Henderson questioned whether the displays are worth the trouble. The “no-show (two years ago) and what happened this last time might lead us to consider not doing this anymore.” She added, “It’s kind of hard to find pyrotechs (fireworks experts), is what the problem is.”
Commissioner Jennie Blackburn said, “I thought we were just getting good at it.”
Commissioner Bill Krajewski said the fireworks were “spectacular” this year. However, “It was an 18-hour day for three or more individuals wo worked with the town. It was almost another cancellation when the people walked off the job at the last minute.
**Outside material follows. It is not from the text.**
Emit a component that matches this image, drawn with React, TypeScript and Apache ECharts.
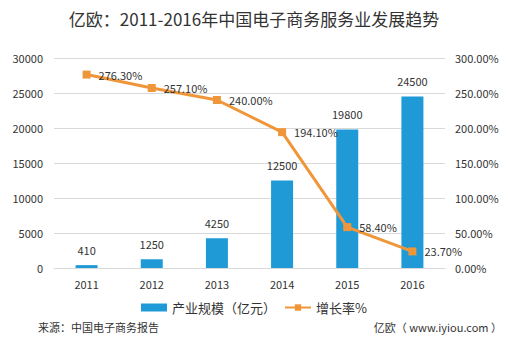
import React, { useEffect, useRef } from "react";
import * as echarts from "echarts";

const categories = ["2011", "2012", "2013", "2014", "2015", "2016"];
const scaleValues = [410, 1250, 4250, 12500, 19800, 24500];
const growthValues = [276.3, 257.1, 240.0, 194.1, 58.4, 23.7];
const leftTicks = [0, 5000, 10000, 15000, 20000, 25000, 30000];
const rightTicks = [0, 50, 100, 150, 200, 250, 300];

const FONT = "'Noto Sans CJK SC', 'Noto Sans', sans-serif";

export default function App() {
  const ref = useRef<HTMLDivElement>(null);
  useEffect(() => {
    if (!ref.current) return;
    const chart = echarts.init(ref.current, undefined, { renderer: "svg" });
    chart.setOption({
      animation: false,
      backgroundColor: "#ffffff",
      textStyle: { fontFamily: FONT },
      title: {
        text: "亿欧：2011-2016年中国电子商务服务业发展趋势",
        left: "center",
        top: 5,
        textStyle: { fontSize: 17, fontWeight: "normal", color: "#333333", fontFamily: FONT },
      },
      grid: { left: 54, right: 63, top: 58, bottom: 75 },
      legend: {
        bottom: 24,
        left: "center",
        itemWidth: 26,
        itemHeight: 8,
        itemGap: 8,
        textStyle: { fontSize: 13, color: "#333333", fontFamily: FONT },
        data: [
          { name: "产业规模（亿元）", icon: "rect" },
          { name: "增长率%" },
        ],
      },
      xAxis: {
        type: "category",
        data: categories,
        axisLine: { show: true, lineStyle: { color: "#d9d9d9" } },
        axisTick: { show: false },
        axisLabel: { color: "#333333", fontSize: 11, margin: 10 },
      },
      yAxis: [
        {
          type: "value",
          min: leftTicks[0],
          max: leftTicks[leftTicks.length - 1],
          interval: 5000,
          axisLine: { show: false },
          axisTick: { show: false },
          splitLine: { lineStyle: { color: "#d9d9d9" } },
          axisLabel: { color: "#333333", fontSize: 11, margin: 11, formatter: (v: number) => String(v) },
        },
        {
          type: "value",
          min: rightTicks[0],
          max: rightTicks[rightTicks.length - 1],
          interval: 50,
          axisLine: { show: false },
          axisTick: { show: false },
          splitLine: { show: false },
          axisLabel: {
            color: "#333333",
            fontSize: 11,
            margin: 10,
            formatter: (v: number) => v.toFixed(2) + "%",
          },
        },
      ],
      series: [
        {
          name: "产业规模（亿元）",
          type: "bar",
          data: scaleValues,
          barWidth: 22,
          itemStyle: { color: "#1f9ad6" },
          label: { show: true, position: "top", distance: 10, color: "#333333", fontSize: 11 },
        },
        {
          name: "增长率%",
          type: "line",
          yAxisIndex: 1,
          data: growthValues,
          symbol: "rect",
          symbolSize: 8,
          lineStyle: { color: "#f0963a", width: 3 },
          itemStyle: { color: "#f0963a" },
          label: {
            show: true,
            position: "right",
            distance: 8,
            color: "#333333",
            fontSize: 11,
            formatter: (p: any) => p.value.toFixed(2) + "%",
          },
        },
      ],
      graphic: [
        {
          type: "text",
          left: 38,
          top: 321,
          style: { text: "来源：中国电子商务报告", fontSize: 11, fill: "#333333", fontFamily: FONT },
        },
        {
          type: "text",
          right: 6,
          top: 321,
          style: { text: "亿欧（ www.iyiou.com ）", fontSize: 11, fill: "#333333", fontFamily: FONT },
        },
      ],
    });
    return () => chart.dispose();
  }, []);
  return <div ref={ref} style={{ width: 508, height: 343, position: "absolute", left: 0, top: 0 }} />;
}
It was very difficult,” he said.
Krajewski said Redington Shores could consider alternating fireworks displays every other year with neighboring Madeira Beach, which does a similar show.
Henderson said she has seen some spectacular, though illegal, fireworks displays done by citizens on July Fourth that are an alternative for people to see.
“I’ve seen fireworks shows done by citizens that were, wow!” she said.
Millage rate won't increase
The commission decided to set the town’s tentative millage rate for the upcoming year the same as the current rate at 1.6896. That is the county’s third-lowest rate.
One mill is equal to $1 for every $1,000 of assessed property value.
The town’s Financial Advisory Committee had recommended maintaining the current rate rather than adopting the rollback rate, a lower rate which would have brought in the same revenue as last year.
According to data provided by the Pinellas County Tax Appraiser, property values in Redington Shores have risen over 8 percent, which will bring in an additional $108,000 to the town while leaving the millage rate unchanged.
Solar speed signs for 175th Avenue
New solar powered speed signs will replace the battery-operated signs on 175th Avenue. The commission voted to spend $7,000 on two signs at the location, one facing each direction.
The batteries on the current signs have run out and will cost up to $600 to replace, Blackburn said. She recommended going with solar signs from the current vendor which are cast aluminum, rather than a less costly version from an alternate vendor that are made of polymer and are less durable.
The town can also program what the signs will say, and the software will provide data such as the time of day and days of the week when most speed violations occur, Blackburn said. That can aid the police in efforts to reduce speeding.
Trash fee rising
An agreed-upon 4 percent increase in the charge for trash collection in the town will be passed on to the residents, Commissioner Michael Robinson said. He said the town’s contract with Waste Connections allows for the increase, which will be added to the bill residents receive for their trash and recycling service.